Borenstein told Ingels that he and his wife, Beatrice, had never found any money in the attic. Nor, he said, had they ever discussed the issue with Monsue or anyone else from the LAPD. At Ingels' request, Borenstein signed a sworn statement to this effect. [ DOCUMENT: Borenstein's Declaration (Page 2) ]
Lisker believed he now had hard evidence that Monsue was dishonest. Energized, he and his defense team pressed on.
A year later, Lisker made what he considered a major breakthrough.
He had always been curious about a phone call made from his parents' home around the time of the murder. At 10:22 a.m., billing records showed, someone dialed a number that neither Bruce nor his father could recognize.
Lisker was reviewing his copy of the LAPD case file on a spring day in 2001 when he made a connection. The mystery number was nearly identical to the number for Mike Ryan's mother in Ventura County. Her number was in the file because Monsue had called to interview her about her son in the early days of the investigation.
The two seven-digit numbers were the same except for the final digit. The Ventura County area code had not been dialed. Nevertheless, it appeared that someone had tried to call Ryan's mother around the time of the murder.
"I finally found it," Lisker wrote to one of his lawyers. "It just fits."

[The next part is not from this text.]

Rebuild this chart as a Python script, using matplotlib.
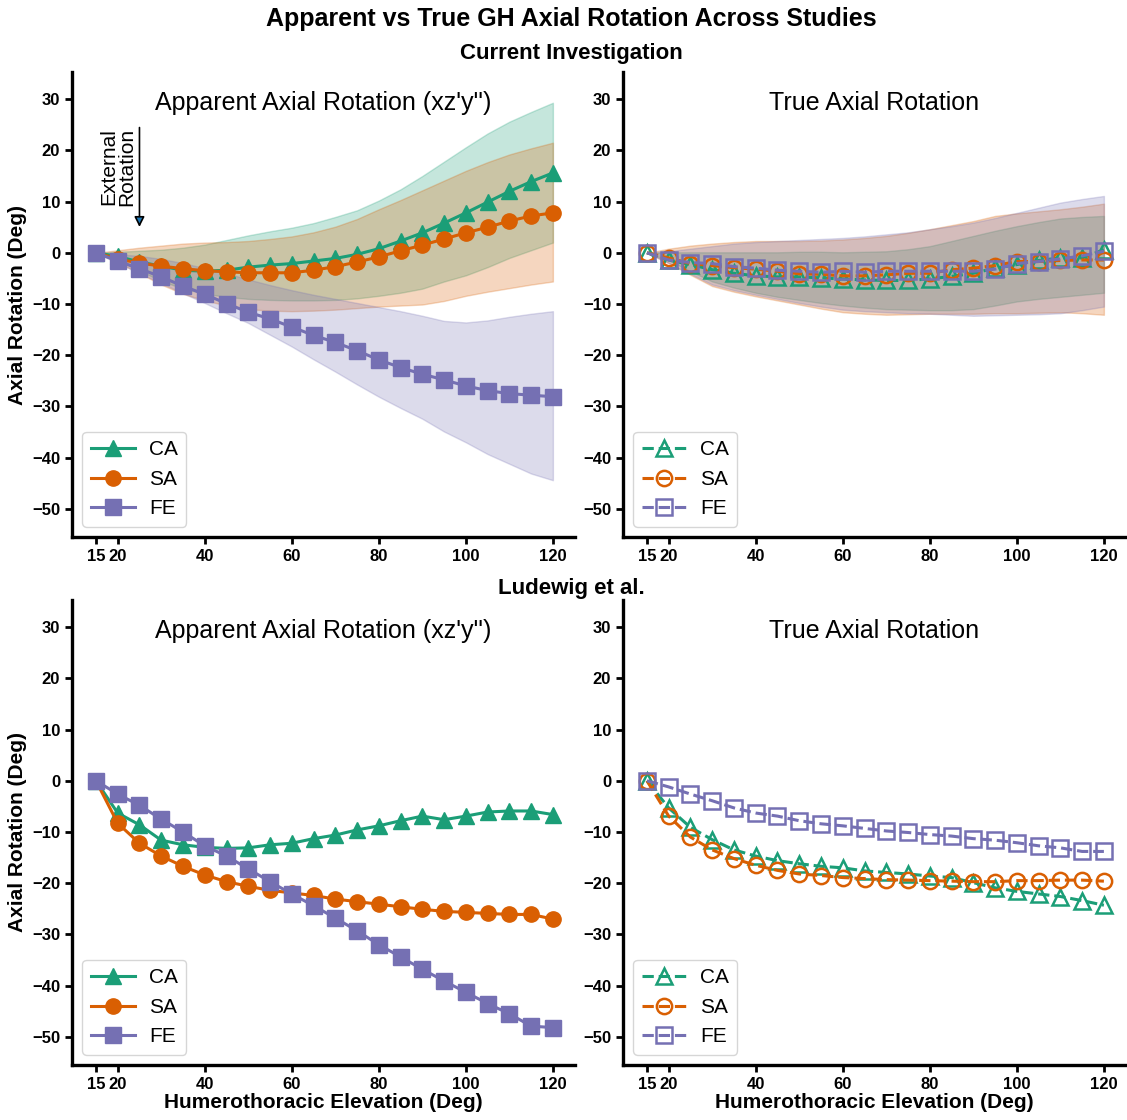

Lisker spent the next two years working on another legal appeal — the longest of long shots. In 2003, he filed a habeas corpus petition, contending that he was wrongfully convicted. He included the new information about the phone call and Monsue's letter. The petition is now before a federal magistrate.
Bruce also filed a complaint against Monsue with the LAPD. He accused the detective of lying to the parole board, failing to investigate Ryan's potential culpability and soliciting perjured testimony from Hughes. [ DOCUMENT: Lisker's Complaint. ]
"I was pretty sure they'd blow it off," he said.